Quasi-Static Approach for Mass Estimation of Electric Propelled Vehicles

This paper presents an approach for estimating the mass of a vehicle by observing the oscillation behavior of the acceleration signal after a pulse excitation of the system. The short and controlled duration of the excitation pulse used by the vehicle's electric drive merely causes the vehicle to oscillate and does not result in a deeper rolling motion of the wheels, which means that the vehicle remains in a quasi-static range. The dependence of the oscillation on the mass results in a characteristic oscillation profile. A heuristic relation between vehicle mass and damped oscillation frequency for different loading conditions is generated, which can be used to estimate the vehicle mass. It is shown that the oscillation behavior is dependent on the load position and tire pressure of the vehicle.
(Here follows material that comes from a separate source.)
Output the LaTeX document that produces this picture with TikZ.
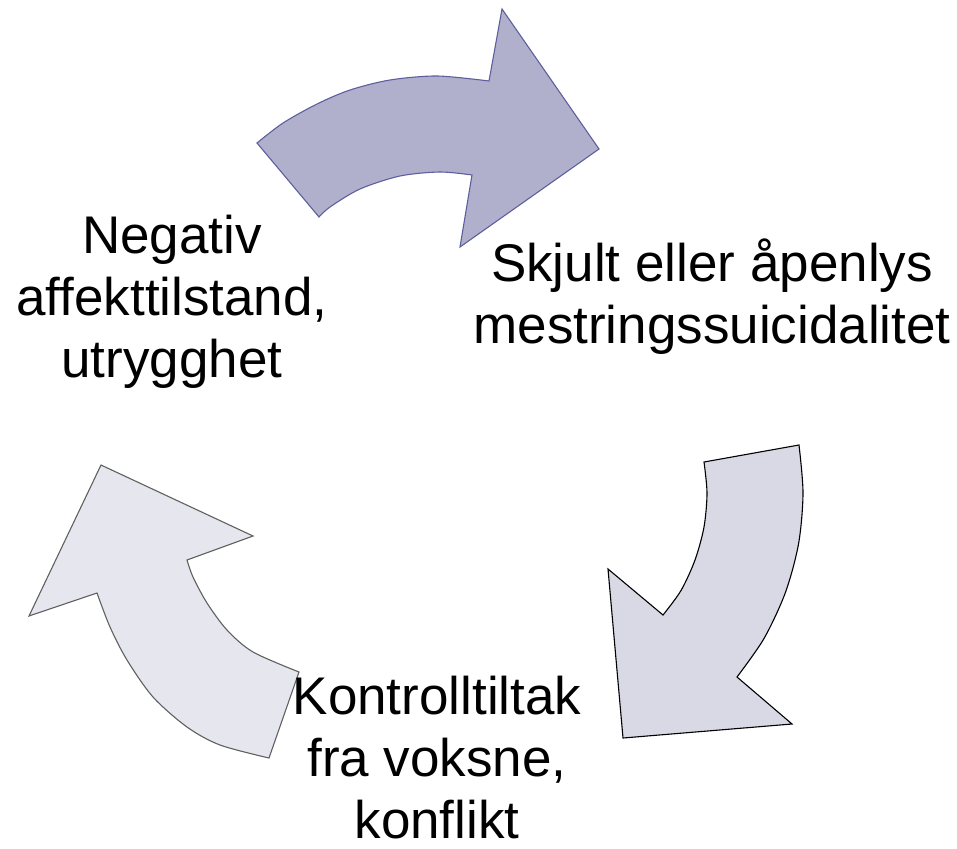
\documentclass[tikz,border=0pt]{standalone}
\usepackage{fontspec}
\setmainfont{Liberation Sans}
\definecolor{arrowA}{HTML}{B0B0CC}
\definecolor{arrowAline}{HTML}{5E5E9E}
\definecolor{arrowB}{HTML}{D9D9E6}
\definecolor{arrowC}{HTML}{E6E6EE}
\definecolor{arrowCline}{HTML}{606060}
\begin{document}
\begin{tikzpicture}[x=1pt,y=-1pt,
  cyclearrow/.style={line width=1.1pt, line join=miter},
  label/.style={font=\fontsize{53}{62}\selectfont, align=center, inner sep=0pt, anchor=base}]
\useasboundingbox (0,0) rectangle (957,848);
% top arrow
\draw[cyclearrow, fill=arrowA, draw=arrowAline]
  (257,143) -- plot[smooth] coordinates {(257,143) (283,123) (317,104) (350,90) (390,80) (437,76) (489,81)}
  -- (502,9) -- (599,149) -- (460,247) -- (472,175)
  -- plot[smooth] coordinates {(472,175) (440,172) (400,176) (360,189) (330,207) (319,217)}
  -- cycle;
% right arrow
\draw[cyclearrow, fill=arrowB, draw=black]
  (704,462) -- (799,445)
  -- plot[smooth] coordinates {(799,445) (803,493) (798.6,543.5) (785.4,592.5) (764,638.5) (737,677)}
  -- (792,724) -- (623,738) -- (608,569) -- (663,615)
  -- plot[smooth] coordinates {(663,615) (681,590.5) (695,560) (704,527) (707,493) (704,462)}
  -- cycle;
% left arrow
\draw[cyclearrow, fill=arrowC, draw=arrowCline]
  (269,758) -- (299,672)
  -- plot[smooth] coordinates {(299,672) (253,652) (227,630) (207,603) (193,577) (187,560)}
  -- (253,536) -- (101,465) -- (29,616) -- (97,593)
  -- plot[smooth] coordinates {(97,593) (110,627) (127,660) (153,697) (187,727) (220,745) (269,758)}
  -- cycle;
\node[label] (neg) at (172,377) {Negativ\\affekttilstand,\\utrygghet};
\node[label] (skj) at (712,343) {Skjult eller åpenlys\\mestringssuicidalitet};
\node[label] (kon) at (437,838) {Kontrolltiltak\\fra voksne,\\konflikt};
\end{tikzpicture}
\end{document}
A simple and an extended physical model are proposed to reconstruct the experiments that were conducted beforehand. Subsequently, these models can be used to ensure an efficient process in generating the proposed heuristic relation. To ensure that the model is as realistic as possible, the excitation pulse of the drive train is simulated with the aid of a real-time Hardware in the Loop (HIL) emulator from Typhoon HIL. The electrical model contains a physical model of the inverter and electric machine and is combined with a SIMULINK model of the trailer. The parameter estimation of the unknown spring-damper constants of the real world system is solved by optimizing the model parameters with respect to the real oscillation signals that were measured on an electrified trailer for use in micromobility solutions.